Use Case Database Compression Strategy Expected Ratio Priority
OLTP web app PostgreSQL TOAST LZ4 2x Latency
Time-series metrics ClickHouse DoubleDelta+LZ4 (time), Gorilla+LZ4 (values) 15–50x Storage + query speed
Log analytics ClickHouse Delta+ZSTD (timestamps), ZSTD (text) 10–30x Storage
Embedded mobile DB SQLite sqlite-zstd with dictionary 4–6x Storage + random read
KV cache (hot) Redis Listpack encoding + app-level LZ4 2–5x Memory cost
KV persistent store RocksDB ZSTD with dictionary (bottom), LZ4 (mid) 3–6x Storage
Global edge KV Cloudflare KV Client-side gzip/ZSTD pre-compression 2–4x Egress cost
Serverless KV DynamoDB Client-side GZIP on large attributes 2–4x WCU/RCU cost
Analytical warehouse ClickHouse/DuckDB Full codec optimization per column 15–50x Query + storage

Decision Flowchart

START
  |
  v
Is latency the primary concern?
  |-- YES --> Use LZ4 everywhere. Measure. Stop.
  |-- NO
  v
Is this columnar / analytical data?
  |-- YES --> Use type-specific codecs (Delta, DoubleDelta, Gorilla, T64) + ZSTD
  |-- NO
  v
Is this an LSM-tree KV store?
  |-- YES --> No compression L0-L1, LZ4 L2-L4, ZSTD-3 Lmax
  |-- NO
  v
Is this a row-oriented RDBMS?
  |-- YES --> PostgreSQL: TOAST LZ4 | MySQL: Transparent page compression LZ4
  |-- NO
  v
Is this a managed KV service (DynamoDB, Workers KV)?
  |-- YES --> Client-side compression (GZIP for broadest compat, ZSTD for best ratio)
  |-- NO
  v
Default: ZSTD-3 at the application layer. Always measure.

9. Sources and Citations

Appendix: Practical Database Compression Choices (2025–2026 Era)

What Changed Recently

  1. ZSTD is now the de facto standard. In 2020, Snappy and zlib dominated. By 2026, ZSTD has replaced both in most production systems.
  2. Dictionary compression matured. RocksDB's dictionary support is production-ready. sqlite-zstd demonstrates 3x improvement from dictionary training alone.
  3. LZ4 won the speed tier. Snappy has no remaining advantage. PostgreSQL 14+ made LZ4 TOAST a first-class option.
  4. Columnar compression in row databases. TimescaleDB Hypercore, Citus Columnar, and Hydra bring 10–20x compression to PostgreSQL without leaving the ecosystem.
  5. Edge KV stores are opaque. Cloudflare Workers KV and similar edge stores handle compression internally. The optimization lever for users is client-side pre-compression and efficient serialization.

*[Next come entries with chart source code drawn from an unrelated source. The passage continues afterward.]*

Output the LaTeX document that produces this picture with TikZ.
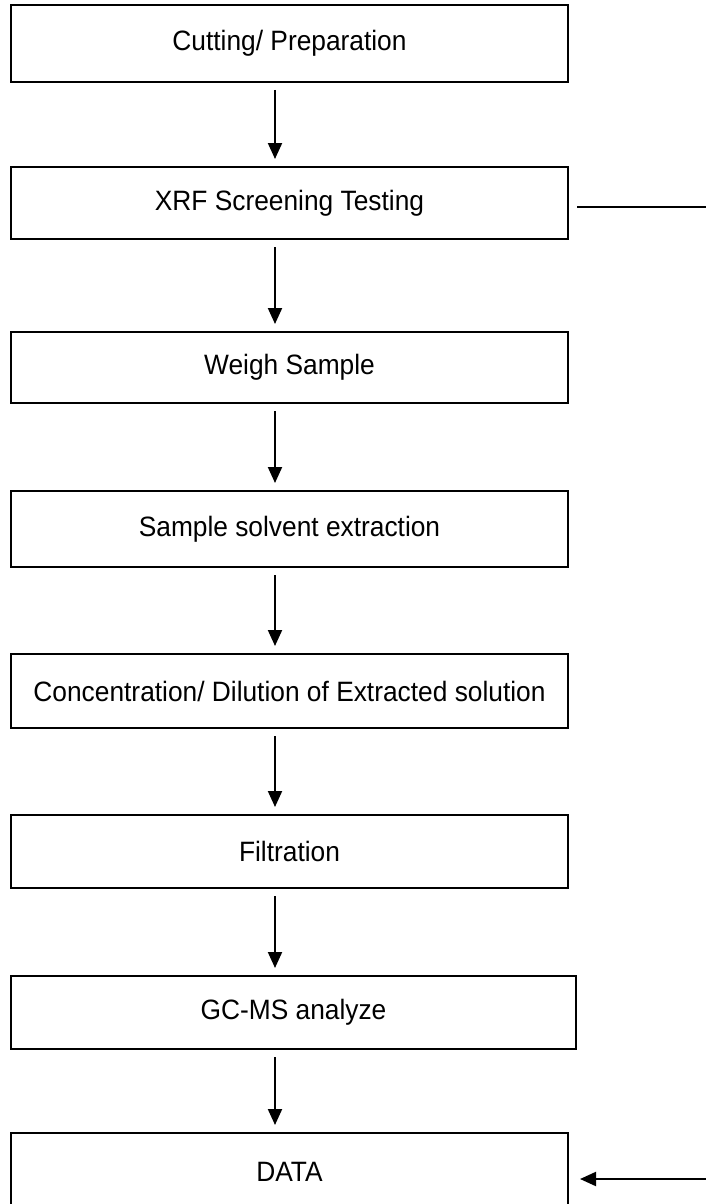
\documentclass[tikz,border=0pt]{standalone}
\usepackage{fontspec}
\setmainfont{Liberation Sans}[FakeStretch=0.94]
\usetikzlibrary{arrows.meta}
\begin{document}
\begin{tikzpicture}[x=1pt,y=-1pt,
  box/.style={draw=black, line width=2pt, fill=white, inner sep=0pt,
    minimum width=557pt, font=\fontsize{28}{34}\selectfont},
  arr/.style={draw=black, line width=2pt,
    -{Triangle[length=16pt,width=14pt]}, shorten <=7pt, shorten >=7pt},
  feed/.style={draw=black, line width=2.7pt}]
\useasboundingbox (0,0) rectangle (705,1204);
\coordinate (ax) at (275,0);
\node[box, minimum height=77pt] (b1) at (289.5,43.5) {Cutting/ Preparation};
\node[box, minimum height=72pt] (b2) at (289.5,203) {XRF Screening Testing};
\node[box, minimum height=71pt] (b3) at (289.5,367.5) {Weigh Sample};
\node[box, minimum height=76pt] (b4) at (289.5,529) {Sample solvent extraction};
\node[box, minimum height=74pt] (b5) at (289.5,691) {Concentration/ Dilution of Extracted solution};
\node[box, minimum height=73pt] (b6) at (289.5,851.5) {Filtration};
\node[box, minimum height=73pt, minimum width=565pt] (b7) at (293.5,1012.5) {GC-MS analyze};
\node[box, minimum height=77pt] (b8) at (289.5,1171.5) {DATA};
\coordinate (xr) at (707,207);
\coordinate (dr) at (707,1179);
\draw[arr] (b1.south -| ax) -- (b2.north -| ax);
\draw[arr] (b2.south -| ax) -- (b3.north -| ax);
\draw[arr] (b3.south -| ax) -- (b4.north -| ax);
\draw[arr] (b4.south -| ax) -- (b5.north -| ax);
\draw[arr] (b5.south -| ax) -- (b6.north -| ax);
\draw[arr] (b6.south -| ax) -- (b7.north -| ax);
\draw[arr] (b7.south -| ax) -- (b8.north -| ax);
\draw[feed] ([xshift=8pt]b2.east |- xr) -- (xr);
\draw[arr, shorten <=0pt, shorten >=11pt] (dr) -- (b8.east |- dr);
\end{tikzpicture}
\end{document}
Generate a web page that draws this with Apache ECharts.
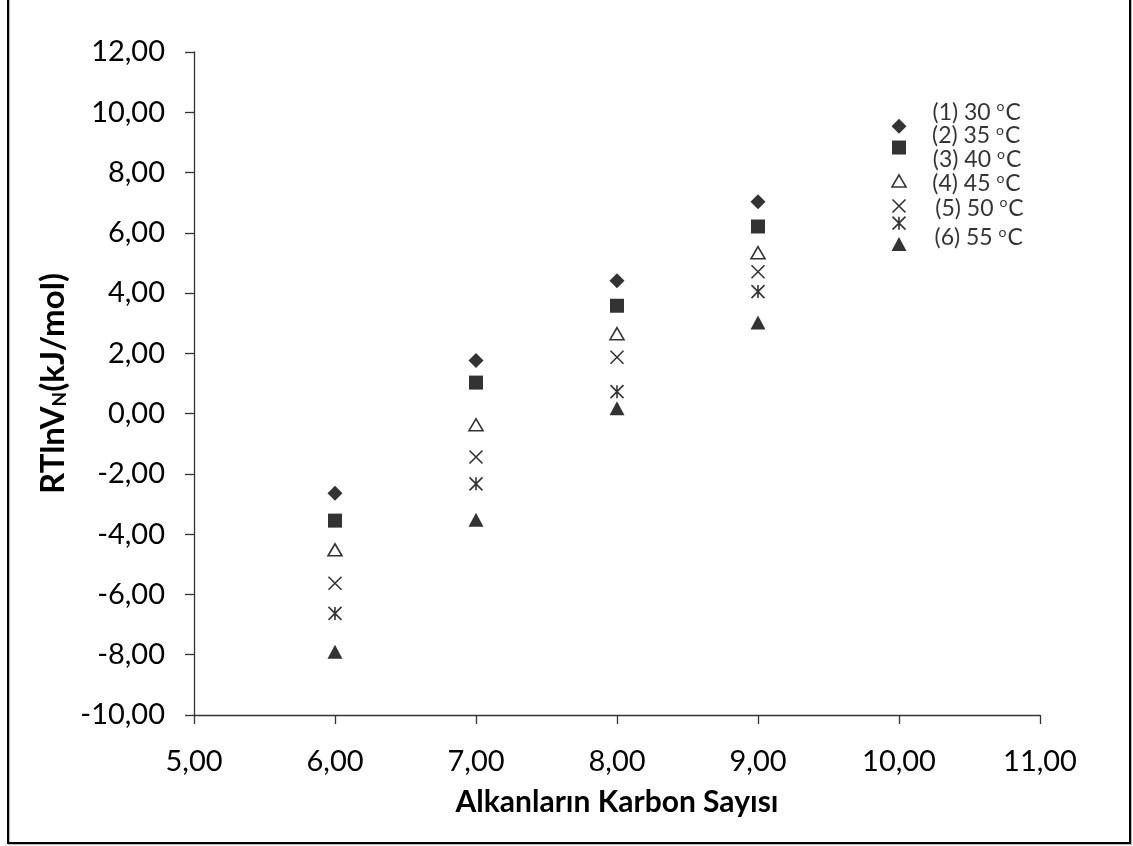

Quick-Reference Decision Table

Question Answer Action
PostgreSQL and need compression? Use LZ4 TOAST SET default_toast_compression = lz4;
PostgreSQL and need 10x+ compression? Add columnar extension Citus Columnar or TimescaleDB Hypercore for cold data
ClickHouse and want optimal storage? Tune codecs per column Profile with DESCRIBE TABLE ... SETTINGS describe_compact_output=0
RocksDB and need space savings? Per-level compression compression_per_level + bottommost_compression=kZSTD
SQLite and DB too large? sqlite-zstd extension Train dictionary per large text/JSON column
DynamoDB and high costs? Client-side GZIP Compress non-filterable attributes before PutItem
Need to choose one algorithm? ZSTD-3 Best general-purpose balance of ratio, speed, and ecosystem support
The One Rule: Measure with your data. Compression ratios published in benchmarks are averages across specific datasets. Your schema, cardinality, value distributions, and access patterns will produce different numbers. Always benchmark candidate configurations against a representative sample of your production data before committing to a compression strategy.